In the living-room the Christmas tree was waiting undecorated for a dressing-up party. I was walking through the corridor to the shop. My mother was wiping her hands on her apron while she called me. With a light blow she opened the cash drawer and pulled out a 25 guilders note. I might buy the decoration for the Christmas tree. Carefully I folded the note, put it into my trouser pocket as deep as possible and ran to my bike.
When the shop bell of ‘Andre Habraken’ sounded, I saw two men in dust-coats. An old one and a very old one. The old one approached me while smiling and asked what I was looking for. While he preceded me into the direction of the displayed Christmas decoration I saw between the dust-coats a big, scarlet Christmas tree ornament. It was shining like the star of Bethlehem above everything which did not really matter. I asked for the price. Just below 25 guilders. The dust-coats offered me a range of possibilities for the same amount. Everything in silver or just a lot of colour, birds that really moved and angels with wavy hair. But the glistening of that one, big, scarlet ball blinded the sight on the rest.

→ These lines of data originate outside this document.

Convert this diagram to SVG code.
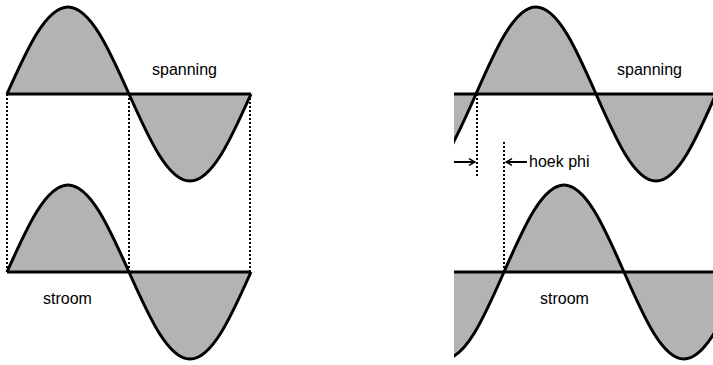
<svg xmlns="http://www.w3.org/2000/svg" width="713" height="365" viewBox="0 0 713 365">
<style>
.fill{fill:#b3b3b3;stroke:none}
.wave{fill:none;stroke:#000;stroke-width:3;stroke-linejoin:round}
.axis{stroke:#000;stroke-width:3}
.dot{stroke:#000;stroke-width:2;stroke-dasharray:2 2;fill:none}
.arr{stroke:#000;stroke-width:2;fill:none}
.lbl{font-family:"Liberation Sans",Arial,sans-serif;font-size:16px;fill:#000}
</style>
<defs>
<clipPath id="clipR"><rect x="454" y="0" width="259" height="365"/></clipPath>
<marker id="ah" viewBox="0 0 10 10" refX="9" refY="5" markerWidth="5" markerHeight="5" orient="auto" markerUnits="userSpaceOnUse">
<polyline points="1,1 9,5 1,9" fill="none" stroke="#000" stroke-width="2"/>
</marker>
<marker id="ah2" viewBox="0 0 12 12" refX="11" refY="6" markerWidth="9" markerHeight="9" orient="auto" markerUnits="userSpaceOnUse">
<polyline points="3,1.5 11,6 3,10.5" fill="none" stroke="#000" stroke-width="2"/>
</marker>
</defs>

<g id="connectors">
<line class="dot" x1="7" y1="94" x2="7" y2="272"/>
<line class="dot" x1="129" y1="94" x2="129" y2="272"/>
<line class="dot" x1="250" y1="94" x2="250" y2="272"/>
<line class="dot" x1="477" y1="94" x2="477" y2="178"/>
<line class="dot" x1="504" y1="142" x2="504" y2="272"/>
<line class="arr" x1="454" y1="162" x2="475" y2="162" marker-end="url(#ah2)"/>
<line class="arr" x1="527" y1="162" x2="506" y2="162" marker-end="url(#ah2)"/>
</g>

<g id="left-voltage">
<path class="fill" d="M7,94 C26.89,49.43 45.92,7 68,7 C90.08,7 109.11,49.43 129,94 C148.89,138.57 167.92,181 190,181 C212.08,181 231.11,138.57 251,94 Z"/>
<path class="wave" d="M7,94 C26.89,49.43 45.92,7 68,7 C90.08,7 109.11,49.43 129,94 C148.89,138.57 167.92,181 190,181 C212.08,181 231.11,138.57 251,94"/>
<line class="axis" x1="7" y1="94" x2="251" y2="94"/>
<text class="lbl" x="152" y="75">spanning</text>
</g>

<g id="left-current">
<path class="fill" d="M7,272 C26.89,227.43 45.92,185 68,185 C90.08,185 109.11,227.43 129,272 C148.89,316.57 167.92,359 190,359 C212.08,359 231.11,316.57 251,272 Z"/>
<path class="wave" d="M7,272 C26.89,227.43 45.92,185 68,185 C90.08,185 109.11,227.43 129,272 C148.89,316.57 167.92,359 190,359 C212.08,359 231.11,316.57 251,272"/>
<line class="axis" x1="7" y1="272" x2="251" y2="272"/>
<text class="lbl" x="43" y="304">stroom</text>
</g>

<g id="right-voltage" clip-path="url(#clipR)">
<path class="fill" d="M356,94 C375.57,138.57 394.28,181 416,181 C437.72,181 456.43,138.57 476,94 C495.57,49.43 514.28,7 536,7 C557.72,7 576.43,49.43 596,94 C615.57,138.57 634.28,181 656,181 C677.72,181 696.43,138.57 716,94 Z"/>
<path class="wave" d="M356,94 C375.57,138.57 394.28,181 416,181 C437.72,181 456.43,138.57 476,94 C495.57,49.43 514.28,7 536,7 C557.72,7 576.43,49.43 596,94 C615.57,138.57 634.28,181 656,181 C677.72,181 696.43,138.57 716,94"/>
<line class="axis" x1="454" y1="94" x2="713" y2="94"/>
</g>
<text class="lbl" x="617" y="75">spanning</text>

<g id="right-current" clip-path="url(#clipR)">
<path class="fill" d="M384,272 C403.57,316.57 422.28,359 444,359 C465.72,359 484.43,316.57 504,272 C523.57,227.43 542.28,185 564,185 C585.72,185 604.43,227.43 624,272 C643.57,316.57 662.28,359 684,359 C705.72,359 724.43,316.57 744,272 Z"/>
<path class="wave" d="M384,272 C403.57,316.57 422.28,359 444,359 C465.72,359 484.43,316.57 504,272 C523.57,227.43 542.28,185 564,185 C585.72,185 604.43,227.43 624,272 C643.57,316.57 662.28,359 684,359 C705.72,359 724.43,316.57 744,272"/>
<line class="axis" x1="454" y1="272" x2="713" y2="272"/>
</g>
<text class="lbl" x="540" y="304">stroom</text>

<text class="lbl" x="529" y="167" font-size="15">hoek phi</text>
</svg>
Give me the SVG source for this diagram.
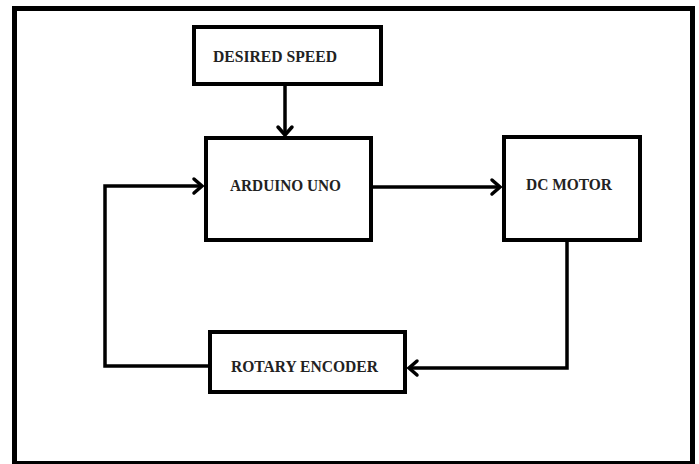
<svg xmlns="http://www.w3.org/2000/svg" width="699" height="464" viewBox="0 0 699 464">
<style>
.box{fill:#fff;stroke:#000;stroke-width:4}
.lbl{font-family:"Liberation Serif","Times New Roman",serif;font-weight:bold;font-size:16px;fill:#222}
.con{fill:none;stroke:#000;stroke-width:3.5;stroke-linejoin:miter}
</style>
<defs>
<marker id="arr" markerUnits="userSpaceOnUse" markerWidth="14" markerHeight="18" refX="10" refY="8" orient="auto" overflow="visible">
<path d="M2,1 L10,8 L2,15" fill="none" stroke="#000" stroke-width="3.5" stroke-linecap="round"/>
</marker>
</defs>
<rect x="0" y="0" width="699" height="464" fill="#fff"/>
<rect x="14.5" y="8.5" width="678" height="455" fill="none" stroke="#000" stroke-width="5"/>
<g id="connectors">
<path class="con" d="M285,84 L285,135" marker-end="url(#arr)"/>
<path class="con" d="M373,187 L500,187" marker-end="url(#arr)"/>
<path class="con" d="M567,242 L567,368 L409,368" marker-end="url(#arr)"/>
<path class="con" d="M208,366 L105,366 L105,186 L202,186" marker-end="url(#arr)"/>
</g>
<g id="desired-speed">
<rect class="box" x="194" y="27" width="187" height="57"/>
<text class="lbl" x="213" y="62" textLength="124" lengthAdjust="spacingAndGlyphs">DESIRED SPEED</text>
</g>
<g id="arduino-uno">
<rect class="box" x="206" y="138" width="165" height="102"/>
<text class="lbl" x="230" y="191" textLength="111" lengthAdjust="spacingAndGlyphs">ARDUINO UNO</text>
</g>
<g id="dc-motor">
<rect class="box" x="504" y="137" width="136" height="103"/>
<text class="lbl" x="526" y="190" textLength="86" lengthAdjust="spacingAndGlyphs">DC MOTOR</text>
</g>
<g id="rotary-encoder">
<rect class="box" x="210" y="332" width="195" height="60"/>
<text class="lbl" x="231" y="372" textLength="147" lengthAdjust="spacingAndGlyphs">ROTARY ENCODER</text>
</g>
</svg>
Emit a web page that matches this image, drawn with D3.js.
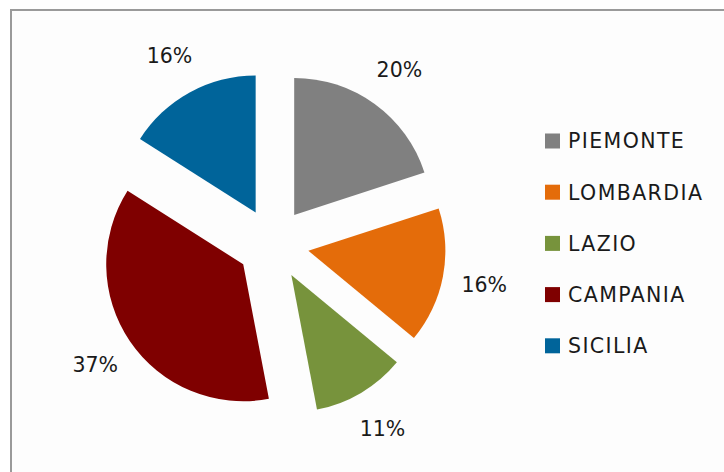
<!DOCTYPE html>
<html>
<head>
<meta charset="utf-8">
<script src="https://cdn.jsdelivr.net/npm/d3@7"></script>
<style>
    body { margin: 0; background: #ffffff; }
    svg { display: block; }
</style>
</head>
<body>
<script>
var regions = ["PIEMONTE", "LOMBARDIA", "LAZIO", "CAMPANIA", "SICILIA"];
var shares = [20, 16, 11, 37, 16];
var colors = ["#808080", "#E46C0A", "#77933C", "#7F0000", "#00649A"];

var width = 724;
var height = 472;
var cx = 273;
var cy = 244;
var radius = 137;
var explode = 36;
var labelRadius = 215;

var svg = d3.select("body")
    .append("svg")
    .attr("width", width)
    .attr("height", height);

// chart frame
svg.append("rect")
    .attr("x", 11)
    .attr("y", 10)
    .attr("width", 760)
    .attr("height", 500)
    .attr("fill", "#fdfdfd")
    .attr("stroke", "#9a9a9a")
    .attr("stroke-width", 2);

var data = regions.map(function(r, i) {
    return { name: r, value: shares[i], color: colors[i] };
});

var pie = d3.pie()
    .sort(null)
    .value(function(d) { return d.value; });

var arc = d3.arc()
    .innerRadius(0)
    .outerRadius(radius);

var labelArc = d3.arc()
    .innerRadius(labelRadius)
    .outerRadius(labelRadius);

var total = d3.sum(shares);
var slices = pie(data);

var canvas = svg.append("g")
    .attr("transform", "translate(" + cx + "," + cy + ")");

// exploded slices
canvas.selectAll("path.slice")
    .data(slices)
    .enter()
    .append("path")
    .attr("class", "slice")
    .attr("d", arc)
    .attr("fill", function(d) { return d.data.color; })
    .attr("transform", function(d) {
        var a = (d.startAngle + d.endAngle) / 2;
        return "translate(" + (Math.sin(a) * explode) + "," + (-Math.cos(a) * explode) + ")";
    });

// percentage labels
canvas.selectAll("text.pct")
    .data(slices)
    .enter()
    .append("text")
    .attr("class", "pct")
    .attr("transform", function(d) {
        return "translate(" + labelArc.centroid(d) + ")";
    })
    .attr("text-anchor", "middle")
    .attr("dy", "0.36em")
    .style("font-family", "'DejaVu Sans', Verdana, sans-serif")
    .style("font-size", "20.5px")
    .style("fill", "#1a1a1a")
    .text(function(d) { return Math.round(d.data.value / total * 100) + "%"; });

// legend
var legend = svg.append("g")
    .attr("transform", "translate(545,141)");

var rows = legend.selectAll("g.row")
    .data(data)
    .enter()
    .append("g")
    .attr("class", "row")
    .attr("transform", function(d, i) { return "translate(0," + (i * 51.2) + ")"; });

rows.append("rect")
    .attr("x", 0)
    .attr("y", -7.5)
    .attr("width", 15)
    .attr("height", 15)
    .attr("fill", function(d) { return d.color; });

rows.append("text")
    .attr("x", 23)
    .attr("dy", "0.36em")
    .style("font-family", "'DejaVu Sans', Verdana, sans-serif")
    .style("font-size", "20.5px")
    .style("letter-spacing", "1.4px")
    .style("fill", "#1a1a1a")
    .text(function(d) { return d.name; });
</script>
</body>
</html>
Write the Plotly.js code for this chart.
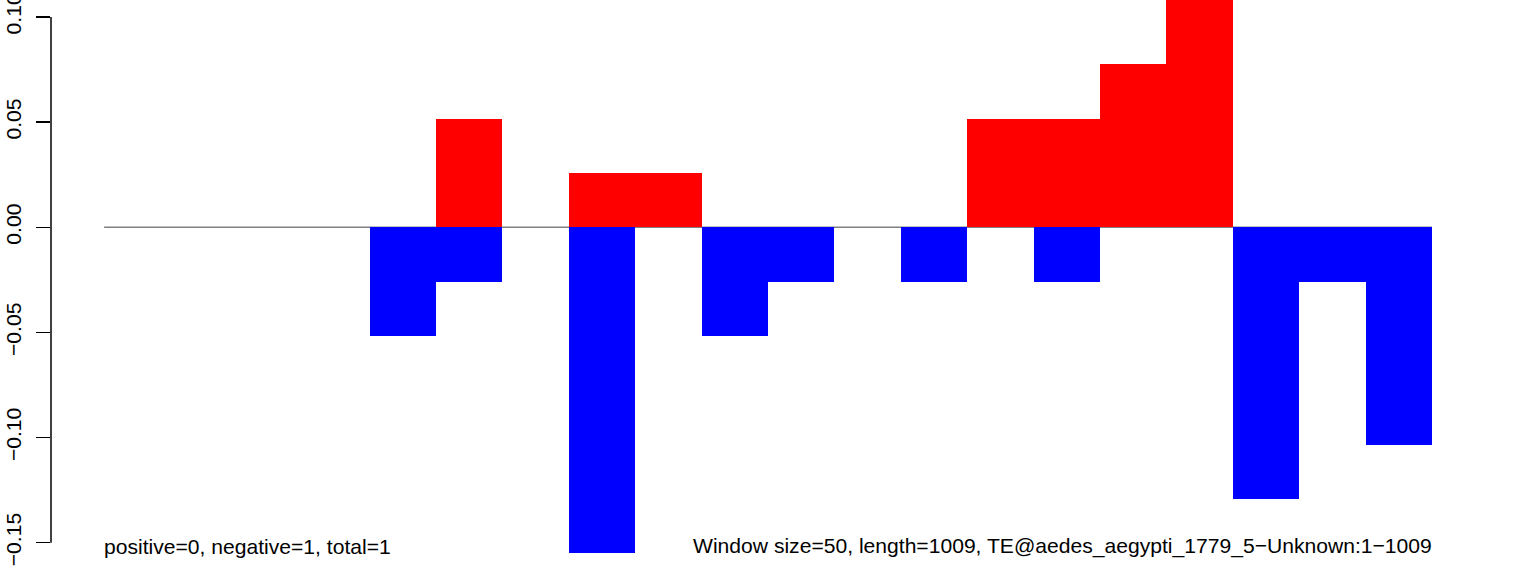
<!DOCTYPE html>
<html>
<head>
<meta charset="utf-8">
<script src="https://cdn.plot.ly/plotly-3.0.1.min.js"></script>
<style>html,body{margin:0;padding:0;background:#fff;}#chart{width:1536px;height:571px;}</style>
</head>
<body>
<div id="chart"></div>
<script>
// Window start positions (bp), window size 50
const windowStarts = [0, 50, 100, 150, 200, 250, 300, 350, 400, 450, 500, 550, 600, 650, 700, 750, 800, 850, 900, 950];
const windowSize = 50;
// Positive (red) and negative (blue) values per window
const positiveValues = [0, 0, 0, 0, 0, 0.0517, 0, 0.0258, 0.0258, 0, 0, 0, 0, 0.0517, 0.0517, 0.0775, 0.1292, 0, 0, 0];
const negativeValues = [0, 0, 0, 0, -0.0517, -0.0258, 0, -0.155, 0, -0.0517, -0.0258, 0, -0.0258, 0, -0.0258, 0, 0, -0.1292, -0.0258, -0.1033];
const yTickVals = [-0.15, -0.10, -0.05, 0.00, 0.05, 0.10];
const yTickText = ["\u22120.15", "\u22120.10", "\u22120.05", "0.00", "0.05", "0.10"];
const leftLabel = "positive=0, negative=1, total=1";
const rightLabel = "Window size=50, length=1009, TE@aedes_aegypti_1779_5\u2212Unknown:1\u22121009";

const centers = windowStarts.map(s => s + windowSize / 2);
const seqEnd = windowStarts[windowStarts.length - 1] + windowSize;
const pad = 0.04 * seqEnd;
const font = {family: "Liberation Sans, Arial, sans-serif", size: 21.1, color: "#000"};

const traces = [
  {type: "bar", x: centers, y: positiveValues, width: windowSize, marker: {color: "#ff0000", line: {width: 0}}, hoverinfo: "x+y", showlegend: false},
  {type: "bar", x: centers, y: negativeValues, width: windowSize, marker: {color: "#0000ff", line: {width: 0}}, hoverinfo: "x+y", showlegend: false}
];

const layout = {
  width: 1536, height: 571,
  margin: {l: 51, r: 51, t: 0, b: 0, pad: 0},
  paper_bgcolor: "#fff", plot_bgcolor: "#fff",
  barmode: "overlay", bargap: 0,
  showlegend: false,
  xaxis: {range: [-pad, seqEnd + pad], showgrid: false, zeroline: false, showline: false, showticklabels: false, ticks: ""},
  yaxis: {range: [-0.16346, 0.1081], showgrid: false, zeroline: false, showline: false,
          ticks: "outside", ticklen: 14, tickwidth: 1.5, tickcolor: "#000",
          tickmode: "array", tickvals: yTickVals, ticktext: yTickText,
          tickangle: -90, tickfont: font, ticklabelstandoff: 7, ticklabeloverflow: "allow"},
  shapes: [
    {type: "line", xref: "x", yref: "y", x0: 0, x1: seqEnd, y0: 0, y1: 0, line: {color: "#808080", width: 1.5}, layer: "below"},
    {type: "line", xref: "paper", yref: "y", x0: 0, x1: 0, y0: yTickVals[0], y1: yTickVals[yTickVals.length - 1], line: {color: "#000", width: 1.5}}
  ],
  annotations: [
    {text: leftLabel, x: 0, y: -0.1516, xref: "x", yref: "y", xanchor: "left", yanchor: "middle", xshift: -2, showarrow: false, font: font},
    {text: rightLabel, x: seqEnd, y: -0.1516, xref: "x", yref: "y", xanchor: "right", yanchor: "middle", xshift: 2, showarrow: false, font: font}
  ]
};

Plotly.newPlot("chart", traces, layout, {staticPlot: true, displayModeBar: false});
</script>
</body>
</html>
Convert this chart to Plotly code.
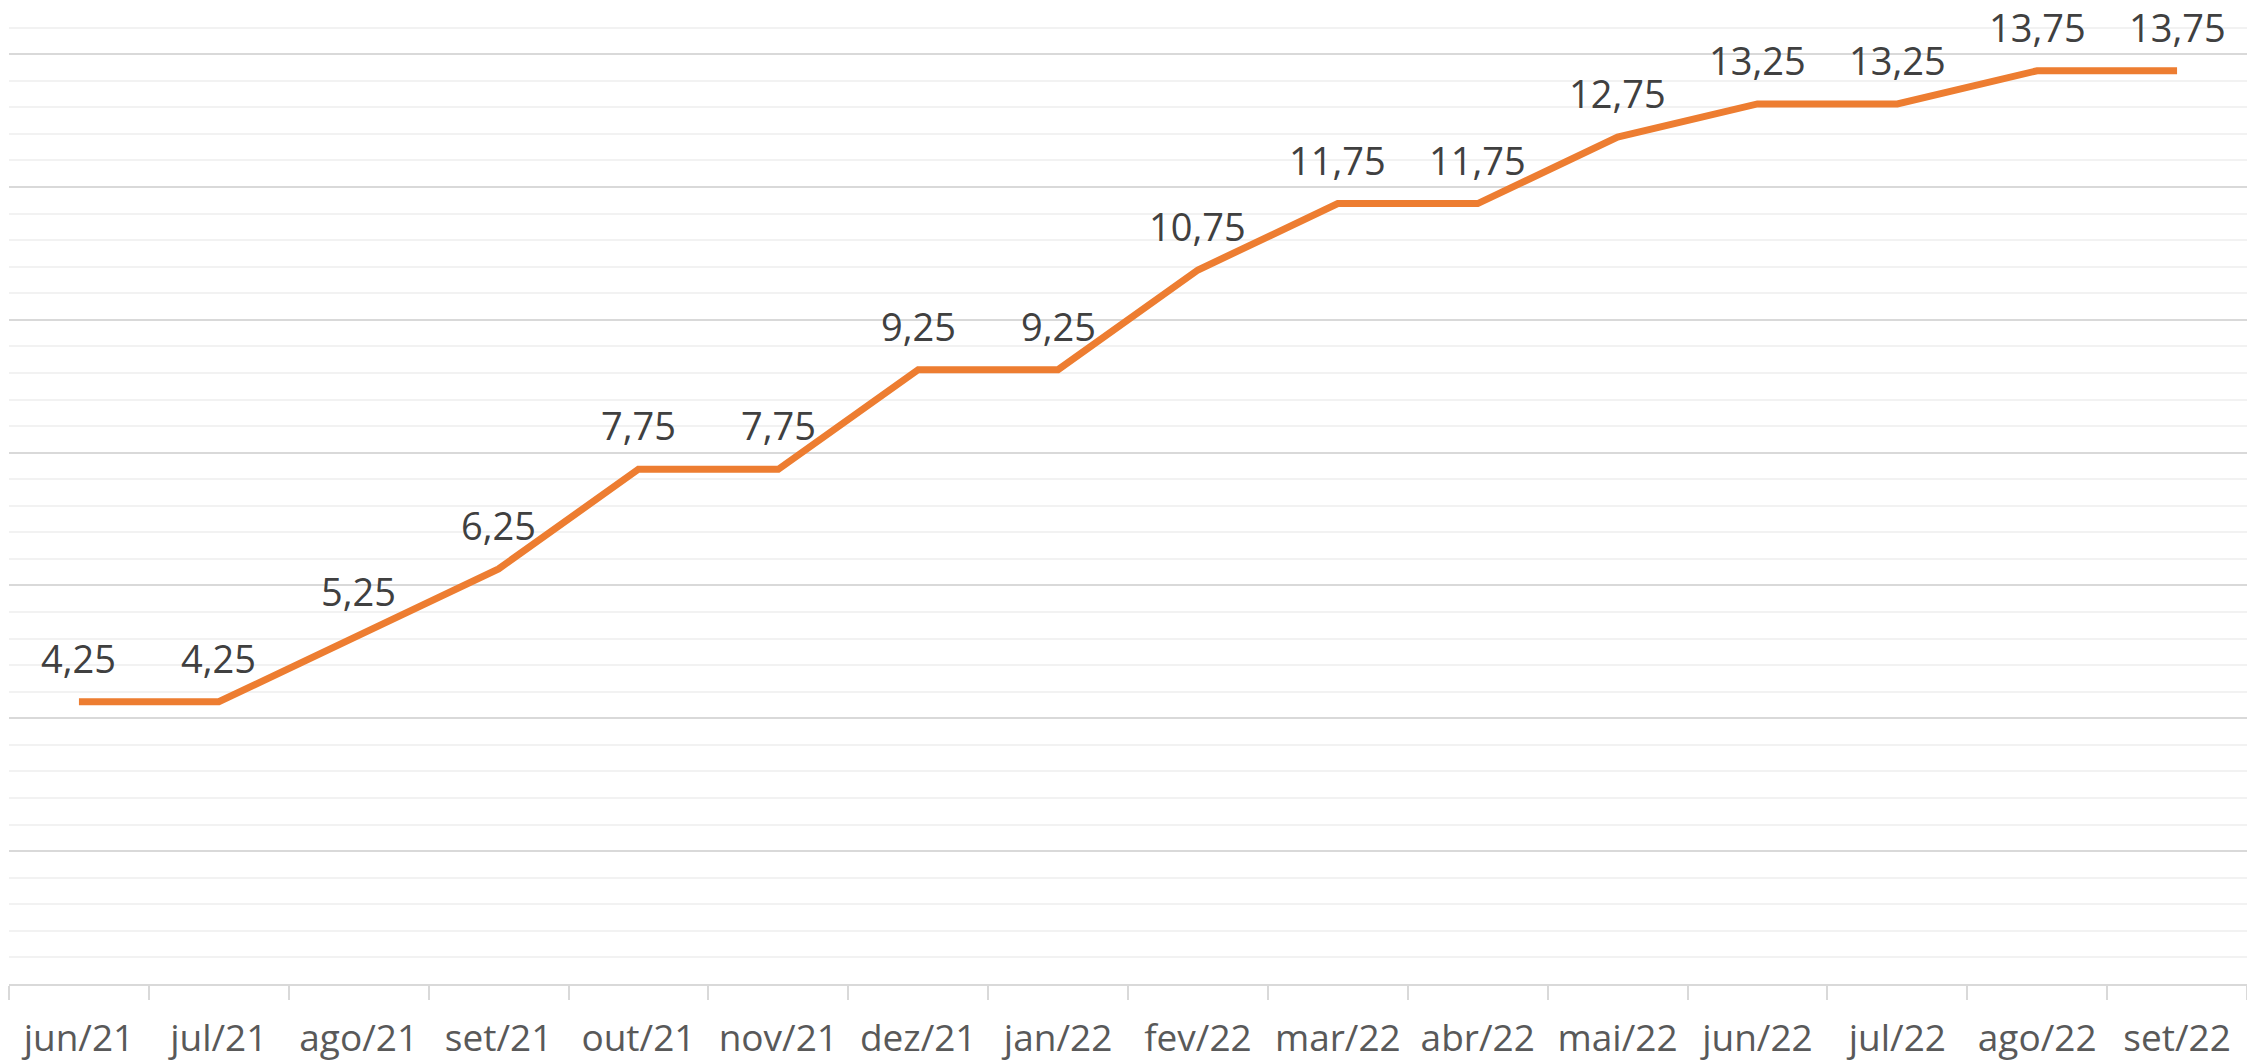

The way to the shop with a capital in my pocket was not a memory anymore when I cycled back with the biggest treasure I had ever possessed. With one hand on my handlebars I manoeuvred the loot home carefully. Leaving my bike behind on the ground I carried the box with the ball through the workshop and the corridor to the shop. The shop was crowded. My mother turned around and looked surprised. The opened the box and said: “One ball? For 25 guilders? No, it has to be much more!”
I had rather sunk into the ground with the ball. In the corridor I heard her asking someone: “May it be something more?” The way back to the dust-coats lasted a hundred times longer than the first time. With a bag full of shiny fatuities I returned home. I had a lot, but all in all less than everything. “May it be something more?” it was buzzing in my head.
More than everything was a bag full of nothing. I was six, a butcher’s son and unhappy. Christmas always had a message. Or rather messages: bags full of them!